What brought me assurance? The gospel. I came to realize that no amount of works a la the Roman Catholic system, no amount of intellectual investigation of religion, and no amount of seeking emotional assurance via my Pentecostal church could bring the assurance I sought. That was, until one day I was introduced to the Westminster Larger Catechism, Q&A 70, “What is justification?” The answer is, “Justification is an act of God’s free grace unto sinners, in which he pardoneth all their sins, accepteth and accounteth their persons righteous in his sight; not for any thing wrought in them, or done by them, but only for the perfect obedience and full satisfaction of Christ, by God imputed to them, and received by faith alone.”

The Assurance of Our Liturgy

Third, Reformed Christianity offers the assurance of our liturgy, that is, our way of worshipping the triune God. As you know, Rome likes to say, “We’ve had the Mass for two thousand years.” Well, in Reformed churches we can say confidently, “We’ve had the Psalms for three thousand years, like the entire people of God.”

I remember walking in a Reformed church for the first time. I’ve never told Mike Horton this, but it was Christ Reformed, which was then meeting in Placentia. I felt like I had walked into heaven. Remember I had seen the smells and bells of Rome and the signs and wonders of Pentecostalism. It wasn’t until I sat in a service saturated in the Word like a Reformed church, with reverent worship, that I found what I had been looking for. I had no idea how to hold a hymnal, how to read a note, when to stand, when to sit. But it was amazing.
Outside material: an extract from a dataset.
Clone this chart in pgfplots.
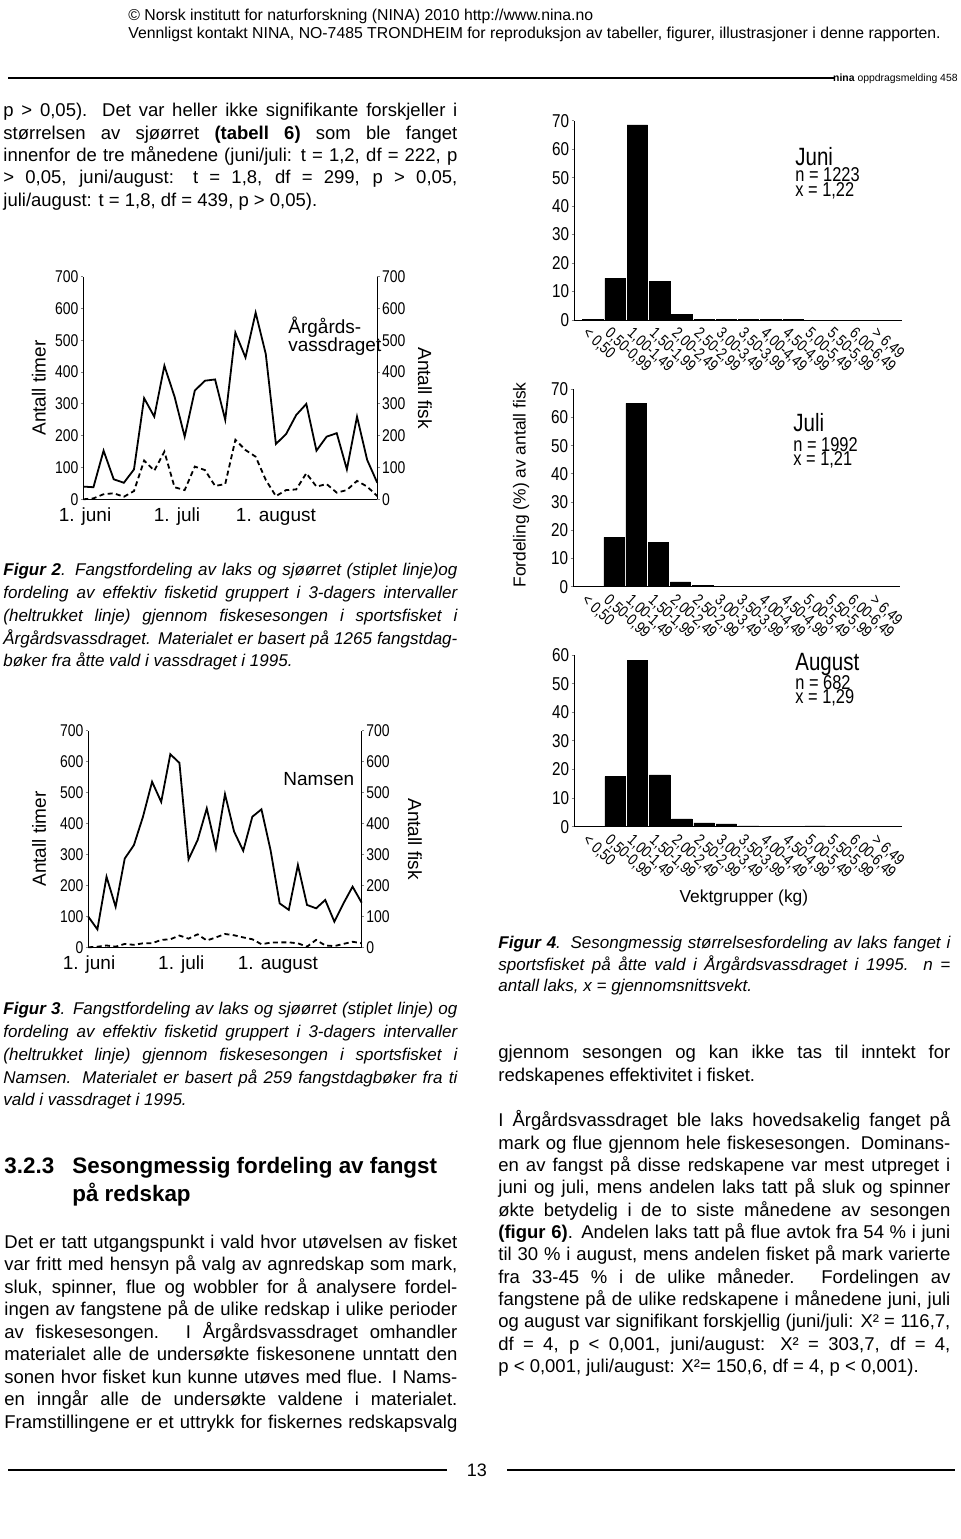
\documentclass[border=0pt]{standalone}
\usepackage{pgfplots}
\pgfplotsset{compat=1.18}
\usepackage{fontspec}
\setmainfont{Liberation Sans}
\newfontfamily\figf[FakeStretch=0.82]{Liberation Sans}

\newlength\cw
% one justified line / one natural line, placed at pixel coordinates
\newcommand\jl[3]{\node[anchor=base west,inner sep=0pt] at (#1,#2) {\hbox to \cw{#3}};}
\newcommand\nl[3]{\node[anchor=base west,inner sep=0pt] at (#1,#2) {#3};}
\newcommand\bodyf{\fontsize{9.25}{11}\selectfont}
\newcommand\capf{\fontsize{8.5}{11}\selectfont\itshape}

\pgfplotsset{
  linechart/.style={scale only axis, anchor=south west, xmin=0, ymin=0, ymax=700,
    ytick={0,100,...,700}, ytick align=outside, major tick length=1.2pt,
    axis line style={line width=0.5pt}, tick style={line width=0.5pt},
    yticklabel style={font=\figf\fontsize{8.5}{9}\selectfont, inner sep=1pt},
    /pgf/number format/assume math mode=true,
    xtick style={draw=none},
    xticklabel style={font=\fontsize{9.5}{10}\selectfont, inner sep=0pt, anchor=base, yshift=-11.2pt},
    label style={font=\fontsize{9.5}{10}\selectfont},
    clip=false},
  barchart/.style={scale only axis, anchor=south west, ybar, bar width=10.2pt,
    xmin=-0.85, xmax=13.9, ymin=0,
    axis x line*=bottom, axis y line*=left,
    axis line style={line width=0.5pt}, tick style={line width=0.5pt},
    xtick={0,...,13},
    xticklabels={{< 0,50},{0,50-0,99},{1,00-1,49},{1,50-1,99},{2,00-2,49},{2,50-2,99},{3,00-3,49},
      {3,50-3,99},{4,00-4,49},{4,50-4,99},{5,00-5,49},{5,50-5,99},{6,00-6,49},{> 6,49}},
    xtick style={draw=none},
    xticklabel style={rotate=-42, anchor=north west, inner sep=0pt, yshift=-2.5pt,
      font=\figf\fontsize{8}{8.5}\selectfont},
    ytick align=outside, major tick length=1.2pt,
    yticklabel style={font=\figf\fontsize{9.3}{10}\selectfont, inner sep=1pt},
    label style={font=\fontsize{8.7}{9}\selectfont},
    /pgf/number format/assume math mode=true, clip=false},
  barfill/.style={fill=black, draw=black, line width=0.3pt}
}

\begin{document}
\begin{tikzpicture}
\begin{scope}[x=0.5pt,y=-0.5pt]
\path[use as bounding box, fill=white] (0,0) rectangle (960,1539);

% page header
\nl{128}{20}{\fontsize{7.9}{9}\selectfont © Norsk institutt for naturforskning (NINA) 2010 http://www.nina.no}
\nl{128}{38}{\fontsize{7.9}{9}\selectfont Vennligst kontakt NINA, NO-7485 TRONDHEIM for reproduksjon av tabeller, figurer, illustrasjoner i denne rapporten.}
\draw[line width=1.2pt] (8,78) -- (835,78);
\node[anchor=base east,inner sep=0pt] at (958,81) {\fontsize{5.2}{6}\selectfont\textbf{nina} oppdragsmelding 458};

% left column, top
\setlength\cw{227pt}
\jl{3}{116.7}{\bodyf p > 0,05). Det var heller ikke signifikante forskjeller i}
\jl{3}{139}{\bodyf størrelsen av sjøørret \textbf{(tabell 6)} som ble fanget}
\jl{3}{161.3}{\bodyf innenfor de tre månedene (juni/juli: t = 1,2, df = 222, p}
\jl{3}{183.7}{\bodyf > 0,05, juni/august: t = 1,8, df = 299, p > 0,05,}
\nl{3}{206}{\bodyf juli/august: t = 1,8, df = 439, p > 0,05).}

\jl{3}{575.7}{\capf \textbf{Figur 2}. Fangstfordeling av laks og sjøørret (stiplet linje)og}
\jl{3}{598.3}{\capf fordeling av effektiv fisketid gruppert i 3-dagers intervaller}
\jl{3}{621}{\capf (heltrukket linje) gjennom fiskesesongen i sportsfisket i}
\jl{3}{644.3}{\capf Årgårdsvassdraget. Materialet er basert på 1265 fangstdag-}
\nl{3}{666.7}{\capf bøker fra åtte vald i vassdraget i 1995.}

\jl{3}{1014.3}{\capf \textbf{Figur 3}. Fangstfordeling av laks og sjøørret (stiplet linje) og}
\jl{3}{1037.3}{\capf fordeling av effektiv fisketid gruppert i 3-dagers intervaller}
\jl{3}{1060.3}{\capf (heltrukket linje) gjennom fiskesesongen i sportsfisket i}
\jl{3}{1083.3}{\capf Namsen. Materialet er basert på 259 fangstdagbøker fra ti}
\nl{3}{1105.7}{\capf vald i vassdraget i 1995.}

% section heading and text
\nl{4}{1173.3}{\fontsize{11.2}{13}\selectfont\bfseries 3.2.3}
\nl{72}{1173.3}{\fontsize{11.2}{13}\selectfont\bfseries Sesongmessig fordeling av fangst}
\nl{72}{1201.7}{\fontsize{11.2}{13}\selectfont\bfseries på redskap}

\setlength\cw{226.5pt}
\jl{4}{1248.3}{\bodyf Det er tatt utgangspunkt i vald hvor utøvelsen av fisket}
\jl{4}{1270.8}{\bodyf var fritt med hensyn på valg av agnredskap som mark,}
\jl{4}{1293.3}{\bodyf sluk, spinner, flue og wobbler for å analysere fordel-}
\jl{4}{1315.8}{\bodyf ingen av fangstene på de ulike redskap i ulike perioder}
\jl{4}{1338.3}{\bodyf av fiskesesongen. I Årgårdsvassdraget omhandler}
\jl{4}{1360.8}{\bodyf materialet alle de undersøkte fiskesonene unntatt den}
\jl{4}{1383.3}{\bodyf sonen hvor fisket kun kunne utøves med flue. I Nams-}
\jl{4}{1405.8}{\bodyf en inngår alle de undersøkte valdene i materialet.}
\jl{4}{1428.3}{\bodyf Framstillingene er et uttrykk for fiskernes redskapsvalg}

% right column
\setlength\cw{226pt}
\jl{498}{948.3}{\capf \textbf{Figur 4}. Sesongmessig størrelsesfordeling av laks fanget i}
\jl{498}{970}{\capf sportsfisket på åtte vald i Årgårdsvassdraget i 1995. n =}
\nl{498}{991.7}{\capf antall laks, x = gjennomsnittsvekt.}

\jl{498}{1058.3}{\bodyf gjennom sesongen og kan ikke tas til inntekt for}
\nl{498}{1081.7}{\bodyf redskapenes effektivitet i fisket.}

\jl{498}{1126.7}{\bodyf I Årgårdsvassdraget ble laks hovedsakelig fanget på}
\jl{498}{1149}{\bodyf mark og flue gjennom hele fiskesesongen. Dominans-}
\jl{498}{1171.3}{\bodyf en av fangst på disse redskapene var mest utpreget i}
\jl{498}{1193.7}{\bodyf juni og juli, mens andelen laks tatt på sluk og spinner}
\jl{498}{1216}{\bodyf økte betydelig i de to siste månedene av sesongen}
\jl{498}{1238.3}{\bodyf \textbf{(figur 6)}. Andelen laks tatt på flue avtok fra 54 \% i juni}
\jl{498}{1260.7}{\bodyf til 30 \% i august, mens andelen fisket på mark varierte}
\jl{498}{1283}{\bodyf fra 33-45 \% i de ulike måneder. Fordelingen av}
\jl{498}{1305.3}{\bodyf fangstene på de ulike redskapene i månedene juni, juli}
\jl{498}{1327.7}{\bodyf og august var signifikant forskjellig (juni/juli: X² = 116,7,}
\jl{498}{1350}{\bodyf df = 4, p < 0,001, juni/august: X² = 303,7, df = 4,}
\nl{498}{1372.3}{\bodyf p < 0,001, juli/august: X²= 150,6, df = 4, p < 0,001).}

% footer
\draw[line width=0.6pt] (8,1470) -- (447,1470);
\draw[line width=0.6pt] (507,1470) -- (955,1470);
\node[inner sep=0pt] at (477,1470) {\fontsize{9}{10}\selectfont 13};

% texts inside the charts
\nl{288}{333}{\fontsize{9.5}{10}\selectfont Årgårds-}
\nl{288}{351}{\fontsize{9.5}{10}\selectfont vassdraget}
\nl{283}{785}{\fontsize{9.5}{10}\selectfont Namsen}
\nl{795}{165}{\figf\fontsize{12.5}{13}\selectfont Juni}
\nl{795}{181.7}{\figf\fontsize{10}{10}\selectfont n = 1223}
\nl{795}{196.7}{\figf\fontsize{10}{10}\selectfont x = 1,22}
\nl{793}{431.7}{\figf\fontsize{12.5}{13}\selectfont Juli}
\nl{793}{451}{\figf\fontsize{10}{10}\selectfont n = 1992}
\nl{793}{465}{\figf\fontsize{10}{10}\selectfont x = 1,21}
\nl{795}{670}{\figf\fontsize{12.5}{13}\selectfont August}
\nl{795}{689}{\figf\fontsize{10}{10}\selectfont n = 682}
\nl{795}{703}{\figf\fontsize{10}{10}\selectfont x = 1,29}

% anchors of the axes (lower left corners)
\coordinate (f2) at (83.3,499.3);
\coordinate (f3) at (88.3,947.3);
\coordinate (b1) at (574,320);
\coordinate (b2) at (573,586.7);
\coordinate (b3) at (574,826.7);
\end{scope}

% Figur 2: Aargaardsvassdraget
\begin{axis}[linechart, at={(f2)}, width=147pt, height=111.3pt, xmax=29,
  axis x line*=bottom, axis y line*=left,
  xtick={0.17,9.24,19.0}, xticklabels={1. juni,1. juli,1. august},
  ylabel={Antall timer}, ylabel style={at={(axis description cs:-0.151,0.5)}, anchor=center}]
\addplot[line width=0.9pt] coordinates {
(0,40) (1,38) (2,153) (3,63) (4,52) (5,94) (6,318) (7,260) (8,420) (9,323)
(10,197) (11,342) (12,373) (13,377) (14,250) (15,524) (16,446) (17,587) (18,457) (19,174)
(20,205) (21,265) (22,300) (23,153) (24,197) (25,208) (26,94) (27,260) (28,124) (29,52)};
\end{axis}
\begin{axis}[linechart, at={(f2)}, width=147pt, height=111.3pt, xmax=29,
  axis x line=none, axis y line*=right,
  ylabel={Antall fisk}, ylabel style={at={(axis description cs:1.162,0.5)}, anchor=center, rotate=180}]
\addplot[line width=0.9pt, dash pattern=on 2.5pt off 1.7pt] coordinates {
(0,0) (1,3) (2,16) (3,19) (4,8) (5,26) (6,122) (7,90) (8,150) (9,38)
(10,29) (11,103) (12,92) (13,42) (14,48) (15,187) (16,155) (17,134) (18,61) (19,10)
(20,29) (21,31) (22,82) (23,40) (24,48) (25,21) (26,29) (27,58) (28,40) (29,10)};
\end{axis}

% Figur 3: Namsen
\begin{axis}[linechart, at={(f3)}, width=136.7pt, height=108.3pt, xmax=30,
  axis x line*=bottom, axis y line*=left,
  xtick={0.08,10.2,20.8}, xticklabels={1. juni,1. juli,1. august},
  ylabel={Antall timer}, ylabel style={at={(axis description cs:-0.18,0.5)}, anchor=center}]
\addplot[line width=0.9pt] coordinates {
(0,99) (1,58) (2,228) (3,131) (4,287) (5,330) (6,422) (7,535) (8,470) (9,624)
(10,596) (11,284) (12,347) (13,449) (14,320) (15,495) (16,374) (17,312) (18,422) (19,446)
(20,314) (21,142) (22,121) (23,266) (24,137) (25,126) (26,153) (27,83) (28,142) (29,196) (30,144)};
\end{axis}
\begin{axis}[linechart, at={(f3)}, width=136.7pt, height=108.3pt, xmax=30,
  axis x line=none, axis y line*=right,
  ylabel={Antall fisk}, ylabel style={at={(axis description cs:1.195,0.5)}, anchor=center, rotate=180}]
\addplot[line width=0.9pt, dash pattern=on 2.5pt off 1.7pt] coordinates {
(0,0) (1,2) (2,6) (3,2) (4,11) (5,8) (6,13) (7,13) (8,24) (9,26)
(10,38) (11,28) (12,42) (13,22) (14,32) (15,43) (16,39) (17,32) (18,26) (19,10)
(20,15) (21,16) (22,16) (23,13) (24,2) (25,24) (26,6) (27,4) (28,11) (29,18) (30,13)};
\end{axis}

% Figur 4: Juni
\begin{axis}[barchart, at={(b1)}, width=164pt, height=99.65pt, ymax=70, ytick={0,10,...,70}]
\addplot[barfill] coordinates {(0,0.3) (1,14.6) (2,68.5) (3,13.6) (4,2.1) (5,0.2) (6,0.2)
(7,0.1) (8,0.1) (9,0.1) (10,0) (11,0) (12,0) (13,0)};
\end{axis}

% Figur 4: Juli
\begin{axis}[barchart, at={(b2)}, width=163.5pt, height=98.7pt, ymax=70, ytick={0,10,...,70},
  ylabel={Fordeling (\%) av antall fisk},
  ylabel style={at={(axis description cs:-0.159,0.515)}, anchor=center}]
\addplot[barfill] coordinates {(0,0.2) (1,17.5) (2,65.0) (3,15.7) (4,1.7) (5,0.5) (6,0.2)
(7,0.1) (8,0) (9,0) (10,0) (11,0) (12,0) (13,0)};
\end{axis}

% Figur 4: August
\begin{axis}[barchart, at={(b3)}, width=164pt, height=85.85pt, ymax=60, ytick={0,10,...,60},
  xlabel={Vektgrupper (kg)},
  xlabel style={at={(axis description cs:0.518,-0.415)}, anchor=center}]
\addplot[barfill] coordinates {(0,0.2) (1,17.5) (2,58.0) (3,18.1) (4,2.7) (5,1.3) (6,1.0)
(7,0.3) (8,0.1) (9,0.1) (10,0.3) (11,0) (12,0) (13,0)};
\end{axis}
\end{tikzpicture}
\end{document}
The Assurance of Our Piety

Fourth, Reformed Christianity offers the assurance of our piety. Have you gone to your local Christian bookstore lately or received a catalog in the mail from the large publishers? What’s in them? Mostly Christian living, right? But it’s what some have called law-light. You know, how to be a better you, finding your purpose in life, Christian dieting, women’s issues, men’s issues, teen issues, how to get over your issues with having issues.

The Reformed Christian faith is not merely a bunch of doctrine. It’s not merely head knowledge. As my friend and mentor, Joel Beeke, describes our faith, it is a religion of head, heart, and hands. Our life is described so wonderfully by the two opening questions of the two great Reformed catechisms. The Heidelberg Catechism opens, “What is your only comfort in life and in death? That I, with body and soul, both in life and in death, am not my own, but belong to my faithful Savior Jesus Christ.” We belong to the Lord; we are his bondservants. The Westminster Shorter Catechism opens, “What is the chief end of man? Man’s chief end is to glorify God and to enjoy him forever.” We exist as clay, molded for the maker’s pleasure.

People walk into our churches beat down, ashamed, defeated. We get to say to them that God makes the dead alive, the blind to see, the enemy his friend. And now that you belong to him, live with joy and gratitude to the glory and praise of your maker and redeemer.

As you conclude reading this article and we go our separate ways, I pray you will be equipped to be used of God to communicate the truth of that great hymn to all unbelievers, pilgrims, and outcasts who walk through your church’s doors: “I once was lost, but now I’m found; was blind, but now I see.”

Rev. Daniel Hyde is the pastor of Oceanside United Reformed Church in Carlsbad, CA.